▶ **STORED RECORDS**:
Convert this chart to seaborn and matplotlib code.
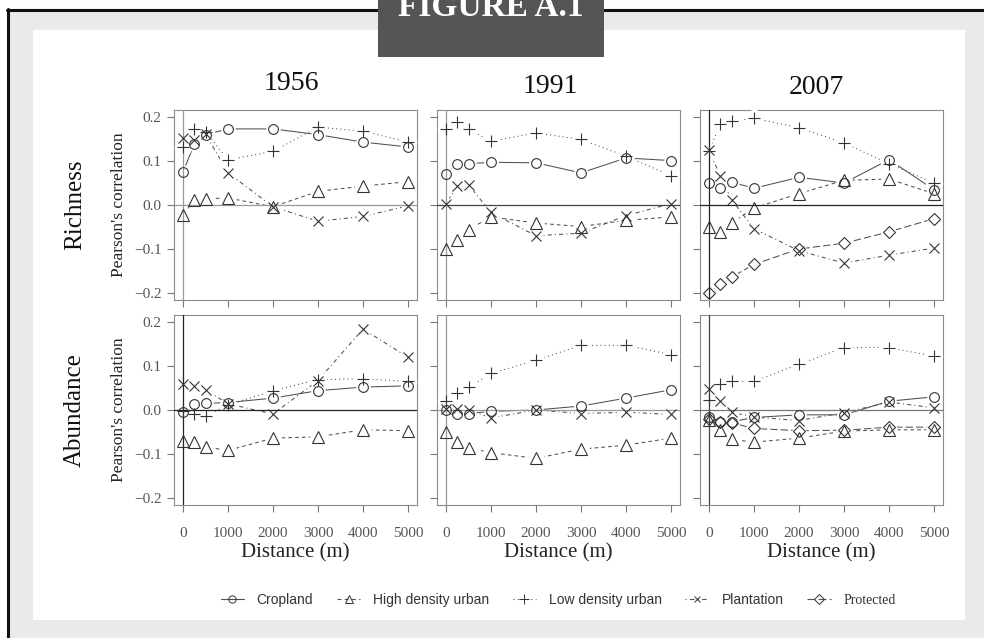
import matplotlib
matplotlib.use("Agg")
import matplotlib.pyplot as plt
import seaborn as sns
import pandas as pd
from matplotlib.lines import Line2D
from matplotlib.patches import Rectangle

# ---------------- data ----------------
distance = [0, 250, 500, 1000, 2000, 3000, 4000, 5000]
years = ["1956", "1991", "2007"]
metrics = ["Richness", "Abundance"]
land_uses = ["Cropland", "High density urban", "Low density urban", "Plantation", "Protected"]
y_ticks = [-0.2, -0.1, 0.0, 0.1, 0.2]
y_tick_labels = ["\u22120.2", "\u22120.1", "0.0", "0.1", "0.2"]
x_ticks = [0, 1000, 2000, 3000, 4000, 5000]
x_tick_labels = ["0", "1000", "2000", "3000", "4000", "5000"]

# Richness
rich_1956_crop = [0.075, 0.138, 0.160, 0.173, 0.173, 0.160, 0.143, 0.132]
rich_1956_hdu = [-0.023, 0.012, 0.014, 0.016, -0.004, 0.031, 0.043, 0.053]
rich_1956_ldu = [0.133, 0.173, 0.166, 0.103, 0.122, 0.177, 0.168, 0.143]
rich_1956_plant = [0.153, 0.148, 0.162, 0.073, -0.004, -0.037, -0.026, -0.002]

rich_1991_crop = [0.071, 0.094, 0.094, 0.097, 0.096, 0.073, 0.107, 0.101]
rich_1991_hdu = [-0.100, -0.079, -0.056, -0.027, -0.041, -0.049, -0.035, -0.027]
rich_1991_ldu = [0.172, 0.189, 0.173, 0.145, 0.164, 0.149, 0.111, 0.067]
rich_1991_plant = [0.003, 0.043, 0.046, -0.017, -0.070, -0.064, -0.024, 0.003]

rich_2007_crop = [0.050, 0.039, 0.052, 0.038, 0.063, 0.050, 0.103, 0.035]
rich_2007_hdu = [-0.049, -0.062, -0.041, -0.007, 0.026, 0.056, 0.059, 0.026]
rich_2007_ldu = [0.122, 0.185, 0.190, 0.197, 0.176, 0.141, 0.094, 0.050]
rich_2007_plant = [0.124, 0.067, 0.012, -0.054, -0.104, -0.132, -0.114, -0.098]
rich_2007_prot = [-0.199, -0.180, -0.164, -0.135, -0.100, -0.087, -0.061, -0.031]

# Abundance
abun_1956_crop = [-0.005, 0.014, 0.015, 0.017, 0.027, 0.044, 0.052, 0.055]
abun_1956_hdu = [-0.071, -0.073, -0.084, -0.092, -0.064, -0.061, -0.045, -0.047]
abun_1956_ldu = [-0.003, -0.009, -0.013, 0.011, 0.044, 0.069, 0.071, 0.065]
abun_1956_plant = [0.060, 0.055, 0.046, 0.014, -0.009, 0.067, 0.184, 0.120]

abun_1991_crop = [0.001, -0.008, -0.008, -0.003, 0.000, 0.009, 0.027, 0.046]
abun_1991_hdu = [-0.050, -0.073, -0.086, -0.097, -0.110, -0.089, -0.080, -0.064]
abun_1991_ldu = [0.020, 0.039, 0.052, 0.083, 0.113, 0.147, 0.147, 0.126]
abun_1991_plant = [0.003, 0.002, 0.000, -0.018, 0.000, -0.008, -0.005, -0.010]

abun_2007_crop = [-0.016, -0.027, -0.027, -0.017, -0.011, -0.011, 0.020, 0.030]
abun_2007_hdu = [-0.022, -0.046, -0.067, -0.073, -0.064, -0.048, -0.045, -0.045]
abun_2007_ldu = [0.023, 0.059, 0.065, 0.065, 0.104, 0.142, 0.142, 0.122]
abun_2007_plant = [0.047, 0.021, -0.005, -0.016, -0.024, -0.006, 0.018, 0.005]
abun_2007_prot = [-0.020, -0.027, -0.029, -0.042, -0.047, -0.046, -0.039, -0.039]

series = {
    ("Richness", "1956"): [rich_1956_crop, rich_1956_hdu, rich_1956_ldu, rich_1956_plant, None],
    ("Richness", "1991"): [rich_1991_crop, rich_1991_hdu, rich_1991_ldu, rich_1991_plant, None],
    ("Richness", "2007"): [rich_2007_crop, rich_2007_hdu, rich_2007_ldu, rich_2007_plant, rich_2007_prot],
    ("Abundance", "1956"): [abun_1956_crop, abun_1956_hdu, abun_1956_ldu, abun_1956_plant, None],
    ("Abundance", "1991"): [abun_1991_crop, abun_1991_hdu, abun_1991_ldu, abun_1991_plant, None],
    ("Abundance", "2007"): [abun_2007_crop, abun_2007_hdu, abun_2007_ldu, abun_2007_plant, abun_2007_prot],
}

rows = []
for (metric, year), vals in series.items():
    for lu, v in zip(land_uses, vals):
        if v is None:
            continue
        for d, y in zip(distance, v):
            rows.append(dict(metric=metric, year=year, land_use=lu, distance=d, value=y))
df = pd.DataFrame(rows)

# ---------------- style ----------------
sns.set_style("white")
plt.rcParams["font.family"] = ["Liberation Serif", "DejaVu Serif"]

W, H = 984, 638
LINE_STYLES = {
    "Cropland": "-",
    "High density urban": (0, (3.5, 3)),
    "Low density urban": (0, (1, 3)),
    "Plantation": (0, (1, 3, 4, 3)),
    "Protected": (0, (7, 3)),
}
MARKERS = {"Cropland": "o", "High density urban": "^", "Low density urban": "+",
           "Plantation": "x", "Protected": "D"}
MSIZE = {"Cropland": 7, "High density urban": 8.5, "Low density urban": 9,
         "Plantation": 6.5, "Protected": 6.5}
LINE_COLOR = "#505050"
MARK_COLOR = "#333333"
ZERO_COLORS = {("Richness", "1956"): "#999999", ("Richness", "1991"): "#444444",
               ("Richness", "2007"): "#222222", ("Abundance", "1956"): "#222222",
               ("Abundance", "1991"): "#999999", ("Abundance", "2007"): "#777777"}
VZERO_COLORS = {("Richness", "1956"): "#999999", ("Richness", "1991"): "#999999",
                ("Richness", "2007"): "#222222", ("Abundance", "1956"): "#222222",
                ("Abundance", "1991"): "#999999", ("Abundance", "2007"): "#444444"}

fig = plt.figure(figsize=(W / 100, H / 100), dpi=100, facecolor="white")


def px_rect(x0, y0, x1, y1, **kw):
    r = Rectangle((x0 / W, 1 - y1 / H), (x1 - x0) / W, (y1 - y0) / H,
                  transform=fig.transFigure, **kw)
    fig.add_artist(r)
    return r


# frame / background
px_rect(9, 11, W + 2, H + 2, facecolor="#e9eaea", edgecolor="none", zorder=-10)
px_rect(33, 30, 965, 620, facecolor="white", edgecolor="none", zorder=-9)
fig.add_artist(Line2D([7 / W, 1], [1 - 10 / H] * 2, transform=fig.transFigure,
                      color="#111111", lw=2.2, zorder=-8))
fig.add_artist(Line2D([8 / W] * 2, [1 - 9 / H, 0], transform=fig.transFigure,
                      color="#111111", lw=2.2, zorder=-8))
px_rect(378, -2, 604, 57, facecolor="#555557", edgecolor="none", zorder=-7)
fig.text(491 / W, 1 - 16 / H, "FIGURE A.1", color="white", fontsize=24,
         fontweight="bold", ha="center", va="baseline", zorder=-6)

# axes geometry (pixels)
col_left = [174, 437, 700]
ax_w = 243
row_top = [110, 315]
ax_h = 190

for r, metric in enumerate(metrics):
    for c, year in enumerate(years):
        ax = fig.add_axes([col_left[c] / W, 1 - (row_top[r] + ax_h) / H, ax_w / W, ax_h / H])
        ax.set_facecolor("white")
        sub = df[(df.metric == metric) & (df.year == year)]
        for lu in land_uses:
            s = sub[sub.land_use == lu]
            if s.empty:
                continue
            sns.lineplot(data=s, x="distance", y="value", ax=ax, color=LINE_COLOR,
                         lw=0.75, linestyle=LINE_STYLES[lu], errorbar=None,
                         legend=False, zorder=2)
            # gap around points (R type="b")
            ax.plot(s.distance, s.value, ls="none", marker="o", ms=MSIZE[lu] + 1,
                    mfc="white", mec="white", mew=2.5, zorder=3)
        ax.axhline(0, color=ZERO_COLORS[(metric, year)], lw=0.9, zorder=3.5)
        ax.axvline(0, color=VZERO_COLORS[(metric, year)], lw=0.9, zorder=3.5)
        for lu in land_uses:
            s = sub[sub.land_use == lu]
            if s.empty:
                continue
            ax.plot(s.distance, s.value, ls="none", marker=MARKERS[lu], ms=MSIZE[lu],
                    mfc="none", mec=MARK_COLOR, mew=0.8, zorder=4)

        ax.set_xlim(-200, 5200)
        ax.set_ylim(-0.216, 0.216)
        ax.set_xticks(x_ticks)
        ax.set_yticks(y_ticks)
        ax.set_xlabel("")
        ax.set_ylabel("")
        for sp in ax.spines.values():
            sp.set_color("#8a8a8a")
            sp.set_linewidth(0.8)
        ax.tick_params(axis="both", direction="out", length=5, width=0.8,
                       color="#777777", labelcolor="#555555", labelsize=11,
                       left=True, bottom=True)
        ax.tick_params(axis="y", pad=4)
        ax.tick_params(axis="x", pad=11)
        if c == 0:
            ax.set_yticklabels(y_tick_labels)
            ax.set_ylabel("Pearson's correlation", fontsize=12.5, color="#222222",
                          labelpad=5)
        else:
            ax.set_yticklabels([])
        if r == 1:
            ax.set_xticklabels(x_tick_labels)
            ax.set_xlabel("Distance (m)", fontsize=15, color="#222222", labelpad=2)
        else:
            ax.set_xticklabels([])

# column titles
for xc, yb, t in [(291, 90, "1956"), (550, 93, "1991"), (816, 94, "2007")]:
    fig.text(xc / W, 1 - yb / H, t, fontsize=20, ha="center", va="baseline", color="#111111")

# row labels
for yc, t in [(205, "Richness"), (410, "Abundance")]:
    fig.text(75 / W, 1 - yc / H, t, fontsize=18, rotation=90, ha="center",
             va="center", color="#111111")

# legend
handles = [Line2D([], [], color=LINE_COLOR, lw=0.8, linestyle=LINE_STYLES[lu],
                  marker=MARKERS[lu], ms=MSIZE[lu] * 0.75, mfc="none", mec=MARK_COLOR,
                  mew=0.7) for lu in land_uses]
leg = fig.legend(handles, land_uses, loc="center", bbox_to_anchor=(558 / W, 1 - 600 / H),
                 ncol=5, frameon=False, handlelength=1.7, handletextpad=0.9,
                 columnspacing=1.7, fontsize=10)
for t, lu in zip(leg.get_texts(), land_uses):
    t.set_color("#333333")
    if lu == "Protected":
        t.set_family(["Liberation Serif", "DejaVu Serif"])
    else:
        t.set_family(["Liberation Sans Narrow", "Liberation Sans", "DejaVu Sans"])

fig.savefig("out.png", dpi=100)
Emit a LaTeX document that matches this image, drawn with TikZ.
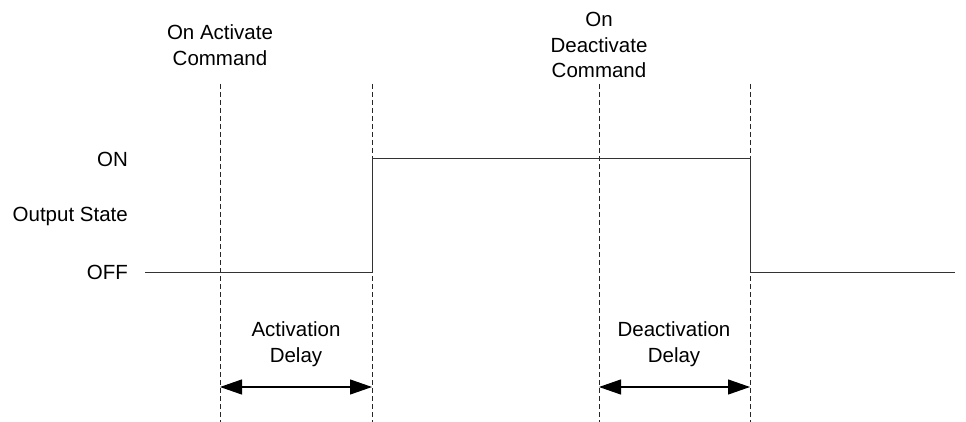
\documentclass[tikz,border=0pt]{standalone}
\usepackage{fontspec}
\setmainfont{Liberation Sans}
\usetikzlibrary{arrows.meta}
\begin{document}
\begin{tikzpicture}[x=1pt,y=-1pt,
  lbl/.style={font=\fontsize{20.5}{25.5}\selectfont, align=center, inner sep=0pt},
  guide/.style={draw=black!85, line width=0.8pt, dash pattern=on 5pt off 3pt},
  sig/.style={draw=black!80, line width=1pt},
  dim/.style={draw=black, line width=1.1pt, {Triangle[length=22pt,width=15pt]}-{Triangle[length=22pt,width=15pt]}}]
\useasboundingbox (0,0) rectangle (966,422);
% guide lines
\coordinate (g1t) at (220,84); \coordinate (g1b) at (220,422);
\coordinate (g2t) at (372,84); \coordinate (g2b) at (372,422);
\coordinate (g3t) at (599,84); \coordinate (g3b) at (599,422);
\coordinate (g4t) at (750,84); \coordinate (g4b) at (750,422);
\draw[guide] (g1t) -- (g1b);
\draw[guide] (g2t) -- (g2b);
\draw[guide] (g3t) -- (g3b);
\draw[guide] (g4t) -- (g4b);
% signal
\coordinate (s0) at (145,272);
\coordinate (s1) at (372,272);
\coordinate (s2) at (372,159);
\coordinate (s3) at (750,159);
\coordinate (s4) at (750,272);
\coordinate (s5) at (955,272);
\draw[sig] (s0) -- (s1) -- (s2) -- (s3) -- (s4) -- (s5);
% labels
\node[lbl, anchor=east] (on) at (128,159) {ON};
\node[lbl, anchor=east] (os) at (128,216) {Output State};
\node[lbl, anchor=east] (off) at (128,272) {OFF};
\node[lbl] (act) at (220,45) {On Activate\\Command};
\node[lbl] (deact) at (599,45) {On\\Deactivate\\Command};
\node[lbl] (ad) at (296,344) {Activation\\Delay};
\node[lbl] (dd) at (674,344) {Deactivation\\Delay};
% dimension arrows
\coordinate (a1) at (220,387); \coordinate (a2) at (372,387);
\coordinate (d1) at (599,387); \coordinate (d2) at (750,387);
\draw[dim] (a1) -- (a2);
\draw[dim] (d1) -- (d2);
\end{tikzpicture}
\end{document}
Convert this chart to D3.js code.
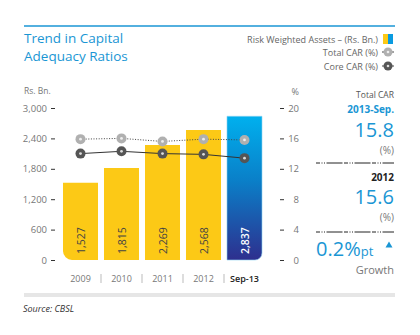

▶ **THE PROBLEM**: Starting at the top of the listing above, please restate word for word each line up to and including the one that holds "from matplotlib.patches import Rectangle", omitting every image.

▶ **RESPONSE FOR THIS EXERCISE**:
Convert this chart to seaborn and matplotlib code.
import matplotlib
matplotlib.use("Agg")
import matplotlib.pyplot as plt
import seaborn as sns
import pandas as pd
from matplotlib.lines import Line2D
from matplotlib.patches import Rectangle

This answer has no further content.